As the years passed, I found myself more in tune with the animal world around me. Walking in the hills one day, over an area I often walk, I came upon the skull of a yearling deer. Although the animal had been dead long enough that the skull was white, it had not been there a few days before, and I drew the usual conclusion that a coyote had dragged it there. It didn’t occur to me to wonder why a coyote would have bothered since any trace of flesh or marrow had vanished, and there were no teethmarks where an animal had gnawed the bone for the calcium.
It was a beautiful skull: bleached to a pristine whiteness, small, delicate, with slender antlers swelling outward, then curving gracefully inward to point to each other in perfect symmetry. I picked it up to look more closely, thinking I had never seen anything before of such grace, such pure loveliness. I held it in both hands, gazing
down at it, and as I admired it, I turned to face in the opposite direction. As I turned, I glanced up and there, standing evenly spaced along a higher ridge, staring quietly down at me were twenty-two mule deer.

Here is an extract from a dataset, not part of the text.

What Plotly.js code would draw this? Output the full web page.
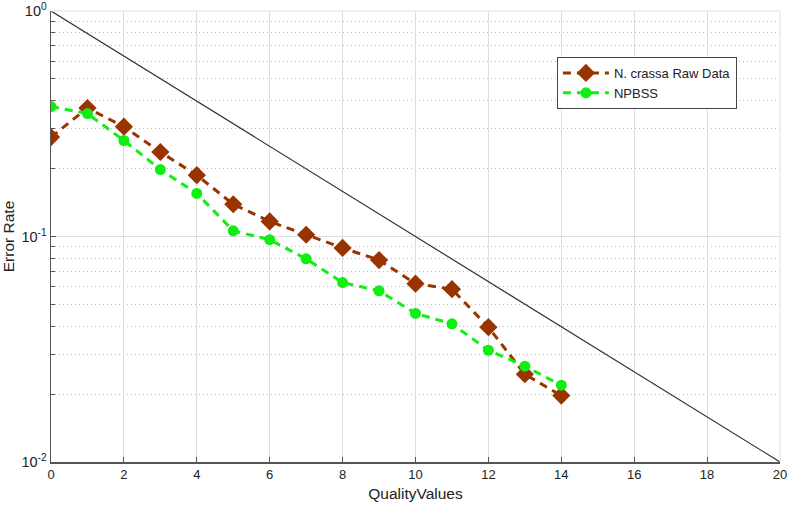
<!DOCTYPE html>
<html>
<head>
<meta charset="utf-8">
<script src="https://cdn.plot.ly/plotly-3.0.1.min.js"></script>
<style>html,body{margin:0;padding:0;background:#fff;}#chart{width:787px;height:505px;}</style>
</head>
<body>
<div id="chart"></div>
<script>
var qualityValues = [0,1,2,3,4,5,6,7,8,9,10,11,12,13,14];
var rawData = [0.276,0.371,0.307,0.237,0.187,0.139,0.1166,0.1018,0.089,0.0786,0.0618,0.0584,0.0396,0.0245,0.0197];
var npbss = [0.377,0.351,0.2665,0.198,0.1553,0.106,0.0968,0.0796,0.0625,0.0574,0.0456,0.041,0.0313,0.0266,0.0219];
var refX = [0,20];
var refY = [1,0.01];
var xTicks = [0,2,4,6,8,10,12,14,16,18,20];
var yTickVals = [0.01,0.1,1];
var yTickText = ['10<sup>-2</sup>','10<sup>-1</sup>','10<sup>0</sup>'];

var traces = [
  {x: refX, y: refY, mode: 'lines', line: {color: '#333333', width: 1.2}, showlegend: false, hoverinfo: 'skip'},
  {x: qualityValues, y: rawData, name: 'N. crassa Raw Data', mode: 'lines+markers',
   line: {color: '#993300', width: 3, dash: '8px,6px'},
   marker: {symbol: 'diamond', size: 14, color: '#993300'}},
  {x: qualityValues, y: npbss, name: 'NPBSS', mode: 'lines+markers',
   line: {color: '#11ee11', width: 3, dash: '8px,6px'},
   marker: {symbol: 'circle', size: 11, color: '#11ee11'}}
];

var layout = {
  width: 787, height: 505,
  margin: {l: 51, r: 7, t: 11, b: 43},
  paper_bgcolor: '#ffffff', plot_bgcolor: '#ffffff',
  font: {family: 'Liberation Sans, Arial, sans-serif', size: 13, color: '#222'},
  xaxis: {
    range: [0, 20], tickvals: xTicks, ticktext: xTicks.map(String),
    ticklabeloverflow: 'allow',
    showgrid: true, gridcolor: '#dedede', gridwidth: 1,
    showline: true, linecolor: '#555', linewidth: 1.5, mirror: false,
    ticks: 'inside', ticklen: 5, tickcolor: '#555',
    tickfont: {size: 13},
    zeroline: false,
    title: {text: 'QualityValues', font: {size: 15.5}, standoff: 7}
  },
  yaxis: {
    type: 'log', range: [-2, 0],
    tickvals: yTickVals, ticktext: yTickText,
    ticklabeloverflow: 'allow',
    showgrid: true, gridcolor: '#dedede', gridwidth: 1,
    showline: true, linecolor: '#555', linewidth: 1.5,
    ticks: 'inside', ticklen: 5, tickcolor: '#555',
    tickfont: {size: 14.5},
    minor: {dtick: 'D1', showgrid: true, gridcolor: '#bdbdbd', griddash: '1px,3px', gridwidth: 1, ticks: 'inside', ticklen: 4, tickcolor: '#555'},
    zeroline: false,
    title: {text: 'Error Rate', font: {size: 15.5}, standoff: 8}
  },
  showlegend: true,
  legend: {
    x: 0.694, y: 0.898, xanchor: 'left', yanchor: 'top',
    bgcolor: '#ffffff', bordercolor: '#444', borderwidth: 1,
    font: {size: 13}, tracegroupgap: 0, itemwidth: 46
  },
  shapes: [
    {type: 'line', xref: 'paper', yref: 'paper', x0: 0, x1: 1, y0: 1, y1: 1, line: {color: '#dedede', width: 1}},
    {type: 'line', xref: 'paper', yref: 'paper', x0: 1, x1: 1, y0: 0, y1: 1, line: {color: '#dedede', width: 1}}
  ]
};

Plotly.newPlot('chart', traces, layout, {displayModeBar: false, staticPlot: true});
</script>
</body>
</html>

The moment was, as Aldo Leopold says of the beauty of a flight of cranes, “as yet beyond the reach of words.” I felt blessed in having found so perfect a skull; when I turned and saw the deer hovering over me, watching me as I picked it up and admired it, holding it with reverence, as if it were somehow holy, it seemed to me as if they had given me the skull, as if it were a gift to me. In fact, as I told the story months later to a group of artist-conservationists in South Dakota, one of them said spontaneously, in an awe-filled whisper, “Ahhh—it was a gift.” At moments like that, rare as they are, I feel that every sacrifice, every second of pain that has been the direct result of coming here to live has been worth it and more. Here I feel myself constantly moving close to a level of understanding about the nature of existence that I can’t imagine coming in any other way, in any other place.